Check each line of the material. Copy those containing "standalone".

Provided records:
=-=-=

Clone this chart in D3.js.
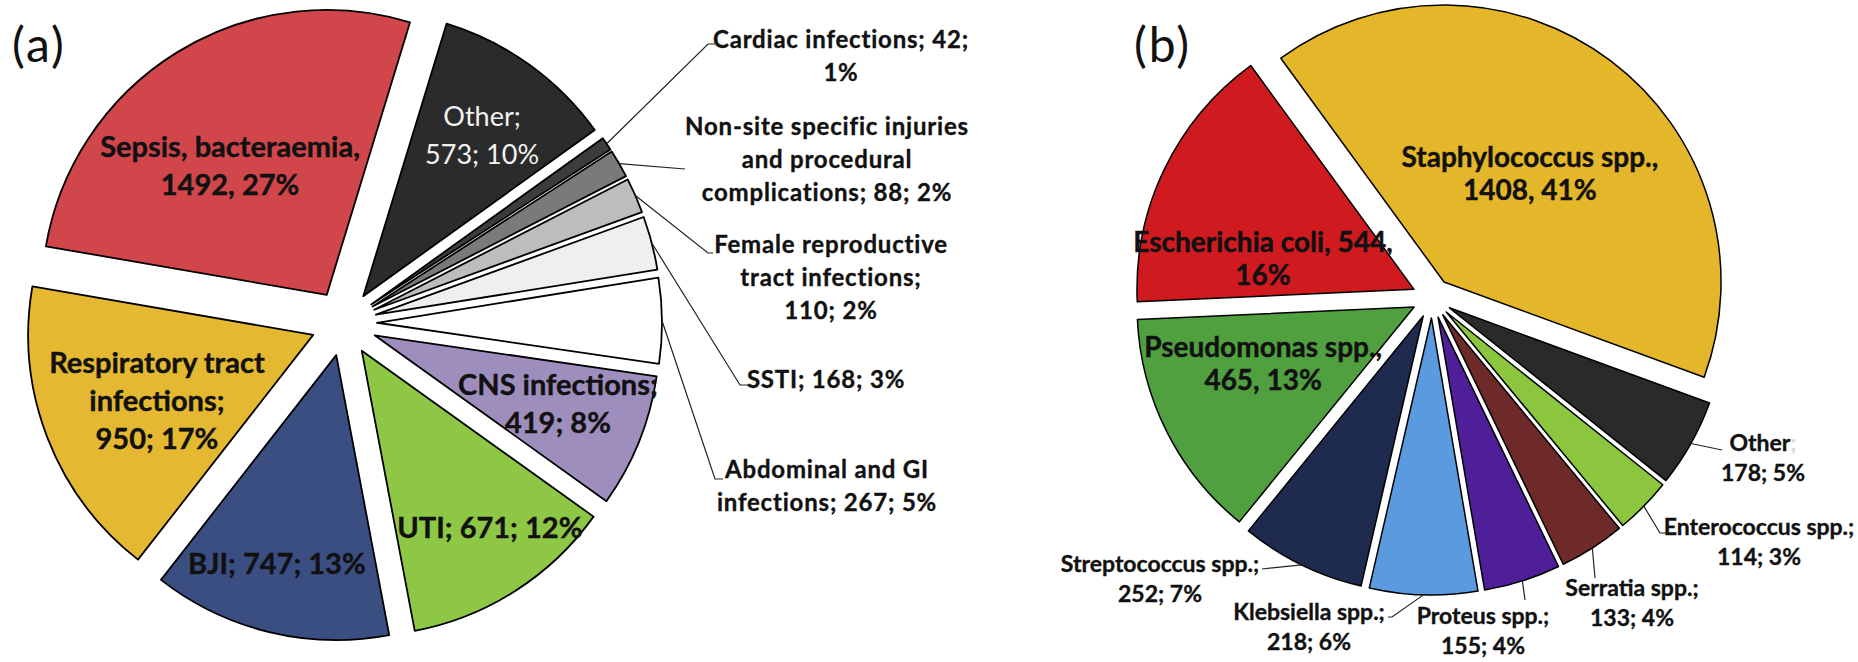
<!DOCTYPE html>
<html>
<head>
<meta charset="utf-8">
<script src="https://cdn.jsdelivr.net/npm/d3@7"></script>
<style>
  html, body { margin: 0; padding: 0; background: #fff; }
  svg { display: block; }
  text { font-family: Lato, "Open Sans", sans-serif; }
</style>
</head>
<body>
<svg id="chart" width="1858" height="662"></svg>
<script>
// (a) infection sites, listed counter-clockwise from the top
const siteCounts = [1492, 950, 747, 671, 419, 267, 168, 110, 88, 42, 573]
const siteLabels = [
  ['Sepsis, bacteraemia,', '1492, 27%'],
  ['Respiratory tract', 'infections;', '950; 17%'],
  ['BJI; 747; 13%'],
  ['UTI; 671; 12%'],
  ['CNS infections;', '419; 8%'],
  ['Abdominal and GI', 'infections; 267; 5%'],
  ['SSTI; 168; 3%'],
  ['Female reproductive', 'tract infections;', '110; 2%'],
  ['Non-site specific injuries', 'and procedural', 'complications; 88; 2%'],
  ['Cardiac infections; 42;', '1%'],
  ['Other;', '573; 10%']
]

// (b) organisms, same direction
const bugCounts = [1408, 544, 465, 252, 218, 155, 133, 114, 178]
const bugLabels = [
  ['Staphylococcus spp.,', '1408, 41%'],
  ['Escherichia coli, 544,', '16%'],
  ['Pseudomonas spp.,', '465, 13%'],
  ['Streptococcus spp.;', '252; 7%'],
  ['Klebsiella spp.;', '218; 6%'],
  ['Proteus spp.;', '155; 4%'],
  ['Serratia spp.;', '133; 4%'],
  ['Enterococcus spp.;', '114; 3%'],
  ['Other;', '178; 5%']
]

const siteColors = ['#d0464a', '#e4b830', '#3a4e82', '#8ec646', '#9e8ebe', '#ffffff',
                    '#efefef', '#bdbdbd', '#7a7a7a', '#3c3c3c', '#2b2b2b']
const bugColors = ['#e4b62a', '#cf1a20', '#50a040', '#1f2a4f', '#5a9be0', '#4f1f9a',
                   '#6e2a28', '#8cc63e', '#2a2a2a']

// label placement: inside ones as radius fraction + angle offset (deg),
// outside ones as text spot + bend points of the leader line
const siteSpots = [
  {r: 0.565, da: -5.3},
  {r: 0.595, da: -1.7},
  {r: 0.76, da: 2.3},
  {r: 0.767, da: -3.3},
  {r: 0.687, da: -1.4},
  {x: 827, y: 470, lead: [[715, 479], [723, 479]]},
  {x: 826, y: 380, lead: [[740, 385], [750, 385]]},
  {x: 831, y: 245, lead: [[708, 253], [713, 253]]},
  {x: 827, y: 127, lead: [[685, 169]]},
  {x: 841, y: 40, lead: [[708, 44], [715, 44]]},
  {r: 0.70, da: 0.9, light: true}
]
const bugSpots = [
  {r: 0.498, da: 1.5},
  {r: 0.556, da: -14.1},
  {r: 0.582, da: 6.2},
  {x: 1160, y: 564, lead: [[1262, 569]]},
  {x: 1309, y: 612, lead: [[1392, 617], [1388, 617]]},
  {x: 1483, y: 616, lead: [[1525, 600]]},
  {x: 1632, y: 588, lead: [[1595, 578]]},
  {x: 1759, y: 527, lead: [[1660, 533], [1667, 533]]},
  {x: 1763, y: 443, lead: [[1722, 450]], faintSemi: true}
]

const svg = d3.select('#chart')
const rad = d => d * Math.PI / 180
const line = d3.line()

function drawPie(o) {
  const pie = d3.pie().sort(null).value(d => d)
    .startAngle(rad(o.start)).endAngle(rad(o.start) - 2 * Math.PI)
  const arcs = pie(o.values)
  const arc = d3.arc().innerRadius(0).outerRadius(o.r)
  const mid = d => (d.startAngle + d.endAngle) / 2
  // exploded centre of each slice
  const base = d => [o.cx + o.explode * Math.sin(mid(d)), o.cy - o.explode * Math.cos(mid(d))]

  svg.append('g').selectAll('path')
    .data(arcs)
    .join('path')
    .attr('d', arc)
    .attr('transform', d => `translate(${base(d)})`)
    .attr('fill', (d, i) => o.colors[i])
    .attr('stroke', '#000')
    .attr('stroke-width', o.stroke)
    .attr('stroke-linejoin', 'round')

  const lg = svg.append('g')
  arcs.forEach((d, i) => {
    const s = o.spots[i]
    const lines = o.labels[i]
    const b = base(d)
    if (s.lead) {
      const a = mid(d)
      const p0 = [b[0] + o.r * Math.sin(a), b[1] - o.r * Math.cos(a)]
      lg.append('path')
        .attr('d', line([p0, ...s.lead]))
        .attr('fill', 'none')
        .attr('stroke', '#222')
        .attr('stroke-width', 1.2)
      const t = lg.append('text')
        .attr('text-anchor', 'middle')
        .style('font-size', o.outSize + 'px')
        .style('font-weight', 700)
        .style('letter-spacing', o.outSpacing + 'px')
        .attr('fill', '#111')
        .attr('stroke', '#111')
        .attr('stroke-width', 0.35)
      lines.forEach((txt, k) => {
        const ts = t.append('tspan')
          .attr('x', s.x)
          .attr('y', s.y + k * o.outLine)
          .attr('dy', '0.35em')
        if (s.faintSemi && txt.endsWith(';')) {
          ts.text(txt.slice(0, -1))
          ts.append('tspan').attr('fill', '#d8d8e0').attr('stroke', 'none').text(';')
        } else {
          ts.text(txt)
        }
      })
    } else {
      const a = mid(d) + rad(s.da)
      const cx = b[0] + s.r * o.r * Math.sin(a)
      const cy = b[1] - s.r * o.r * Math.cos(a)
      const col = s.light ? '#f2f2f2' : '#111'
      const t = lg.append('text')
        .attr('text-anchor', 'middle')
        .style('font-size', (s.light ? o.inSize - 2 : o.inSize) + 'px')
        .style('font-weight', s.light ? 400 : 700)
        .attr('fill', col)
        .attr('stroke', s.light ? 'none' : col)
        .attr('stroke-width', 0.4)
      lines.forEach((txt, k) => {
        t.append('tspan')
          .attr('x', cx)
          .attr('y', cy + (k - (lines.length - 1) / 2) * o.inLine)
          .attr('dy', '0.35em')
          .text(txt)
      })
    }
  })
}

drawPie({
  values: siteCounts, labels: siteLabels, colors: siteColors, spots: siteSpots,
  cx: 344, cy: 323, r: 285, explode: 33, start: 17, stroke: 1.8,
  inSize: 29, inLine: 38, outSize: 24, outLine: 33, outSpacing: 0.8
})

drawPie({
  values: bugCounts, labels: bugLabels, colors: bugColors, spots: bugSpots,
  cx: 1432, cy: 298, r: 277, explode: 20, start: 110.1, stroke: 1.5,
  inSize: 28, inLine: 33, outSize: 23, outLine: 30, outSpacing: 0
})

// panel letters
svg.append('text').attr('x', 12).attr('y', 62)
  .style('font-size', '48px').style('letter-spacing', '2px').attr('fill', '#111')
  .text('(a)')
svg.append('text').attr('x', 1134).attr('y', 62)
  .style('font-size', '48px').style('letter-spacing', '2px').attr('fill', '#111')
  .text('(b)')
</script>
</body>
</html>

=-=-=

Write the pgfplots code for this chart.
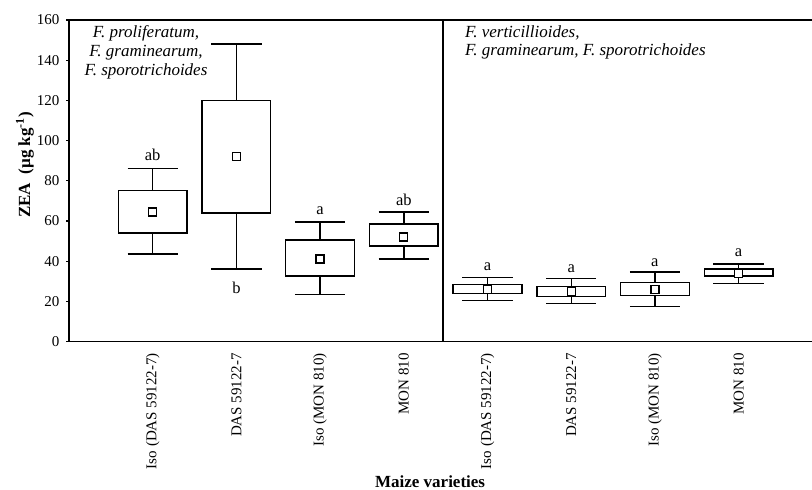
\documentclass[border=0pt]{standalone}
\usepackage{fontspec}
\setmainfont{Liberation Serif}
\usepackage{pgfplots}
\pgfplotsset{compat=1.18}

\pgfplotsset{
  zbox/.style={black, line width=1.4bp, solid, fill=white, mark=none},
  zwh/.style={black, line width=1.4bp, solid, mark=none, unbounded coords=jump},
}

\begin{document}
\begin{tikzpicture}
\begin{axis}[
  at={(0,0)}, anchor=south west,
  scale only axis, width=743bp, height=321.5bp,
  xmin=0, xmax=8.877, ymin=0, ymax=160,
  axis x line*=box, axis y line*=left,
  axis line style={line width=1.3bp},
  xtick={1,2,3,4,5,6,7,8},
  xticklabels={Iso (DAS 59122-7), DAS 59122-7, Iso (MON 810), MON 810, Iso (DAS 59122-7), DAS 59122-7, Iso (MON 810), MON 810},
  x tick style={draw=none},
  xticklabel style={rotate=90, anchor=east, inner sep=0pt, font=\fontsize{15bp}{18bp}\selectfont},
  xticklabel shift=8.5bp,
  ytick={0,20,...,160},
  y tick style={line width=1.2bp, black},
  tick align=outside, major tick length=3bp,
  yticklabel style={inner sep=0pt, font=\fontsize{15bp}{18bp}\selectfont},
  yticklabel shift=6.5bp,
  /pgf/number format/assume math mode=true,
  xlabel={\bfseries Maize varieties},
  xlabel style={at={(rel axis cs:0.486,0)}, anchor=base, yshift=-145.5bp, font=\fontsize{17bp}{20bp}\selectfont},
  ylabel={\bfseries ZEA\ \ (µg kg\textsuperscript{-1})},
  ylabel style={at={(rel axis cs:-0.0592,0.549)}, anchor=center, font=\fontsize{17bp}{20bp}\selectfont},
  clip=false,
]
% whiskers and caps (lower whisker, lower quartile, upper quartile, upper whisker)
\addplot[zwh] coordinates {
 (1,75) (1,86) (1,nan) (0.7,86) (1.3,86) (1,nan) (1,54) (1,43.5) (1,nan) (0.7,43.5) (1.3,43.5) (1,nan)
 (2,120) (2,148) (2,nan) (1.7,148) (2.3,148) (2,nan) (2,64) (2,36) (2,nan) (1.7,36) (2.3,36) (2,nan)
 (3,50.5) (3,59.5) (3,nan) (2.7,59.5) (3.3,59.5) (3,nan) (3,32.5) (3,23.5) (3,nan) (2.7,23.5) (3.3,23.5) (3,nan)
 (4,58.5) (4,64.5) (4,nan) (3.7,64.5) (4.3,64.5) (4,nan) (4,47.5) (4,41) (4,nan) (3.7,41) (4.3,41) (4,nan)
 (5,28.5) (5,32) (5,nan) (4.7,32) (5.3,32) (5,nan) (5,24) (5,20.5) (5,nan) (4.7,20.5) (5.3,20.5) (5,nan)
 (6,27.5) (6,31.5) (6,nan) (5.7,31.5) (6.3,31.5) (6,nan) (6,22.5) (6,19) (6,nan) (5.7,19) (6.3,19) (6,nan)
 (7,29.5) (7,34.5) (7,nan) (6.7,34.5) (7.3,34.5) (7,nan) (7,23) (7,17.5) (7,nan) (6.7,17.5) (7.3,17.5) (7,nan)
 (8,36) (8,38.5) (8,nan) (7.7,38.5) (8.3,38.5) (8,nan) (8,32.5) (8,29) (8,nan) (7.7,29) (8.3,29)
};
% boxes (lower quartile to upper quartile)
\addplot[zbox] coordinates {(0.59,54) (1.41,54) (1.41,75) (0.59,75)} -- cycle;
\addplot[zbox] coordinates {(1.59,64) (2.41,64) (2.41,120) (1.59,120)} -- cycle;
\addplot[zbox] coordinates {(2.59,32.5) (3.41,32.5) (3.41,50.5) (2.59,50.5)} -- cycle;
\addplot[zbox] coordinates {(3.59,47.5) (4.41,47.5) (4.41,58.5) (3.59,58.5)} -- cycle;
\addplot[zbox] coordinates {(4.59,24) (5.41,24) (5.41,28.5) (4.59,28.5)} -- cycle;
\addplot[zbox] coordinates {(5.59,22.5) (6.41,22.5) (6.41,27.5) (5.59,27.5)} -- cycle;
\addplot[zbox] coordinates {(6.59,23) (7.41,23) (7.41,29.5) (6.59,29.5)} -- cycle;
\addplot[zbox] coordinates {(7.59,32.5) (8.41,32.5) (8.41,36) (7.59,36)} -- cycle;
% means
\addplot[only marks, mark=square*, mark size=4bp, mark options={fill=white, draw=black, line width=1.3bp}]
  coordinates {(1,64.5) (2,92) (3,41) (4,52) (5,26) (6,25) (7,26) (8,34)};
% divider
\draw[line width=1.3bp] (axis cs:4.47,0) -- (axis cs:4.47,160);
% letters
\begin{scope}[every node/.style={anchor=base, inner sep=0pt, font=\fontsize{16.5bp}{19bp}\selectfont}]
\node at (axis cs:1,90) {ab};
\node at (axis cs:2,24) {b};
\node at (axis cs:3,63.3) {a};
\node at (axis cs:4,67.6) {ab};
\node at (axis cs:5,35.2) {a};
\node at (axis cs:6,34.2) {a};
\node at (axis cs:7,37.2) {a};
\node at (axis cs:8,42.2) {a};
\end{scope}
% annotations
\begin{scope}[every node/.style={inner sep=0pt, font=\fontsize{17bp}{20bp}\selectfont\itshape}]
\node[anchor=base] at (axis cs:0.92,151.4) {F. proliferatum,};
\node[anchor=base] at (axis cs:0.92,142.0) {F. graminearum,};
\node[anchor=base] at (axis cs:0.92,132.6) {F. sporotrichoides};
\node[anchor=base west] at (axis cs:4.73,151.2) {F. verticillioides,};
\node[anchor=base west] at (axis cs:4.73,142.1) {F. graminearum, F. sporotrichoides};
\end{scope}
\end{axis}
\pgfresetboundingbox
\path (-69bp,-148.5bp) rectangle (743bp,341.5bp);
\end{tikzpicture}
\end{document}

=-=-=

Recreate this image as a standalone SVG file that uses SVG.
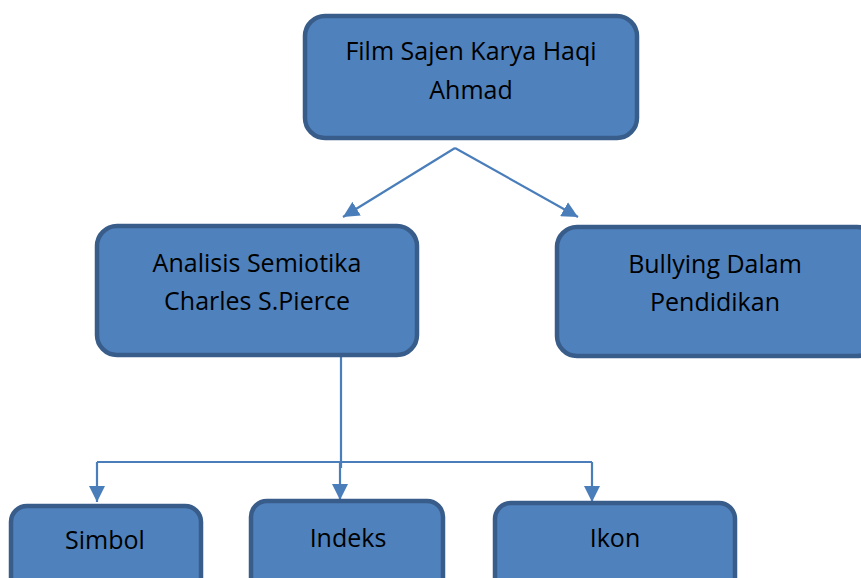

=-=-=

Problem solution:
\documentclass[border=0pt]{standalone}
Recreate this image as a standalone SVG file that uses SVG.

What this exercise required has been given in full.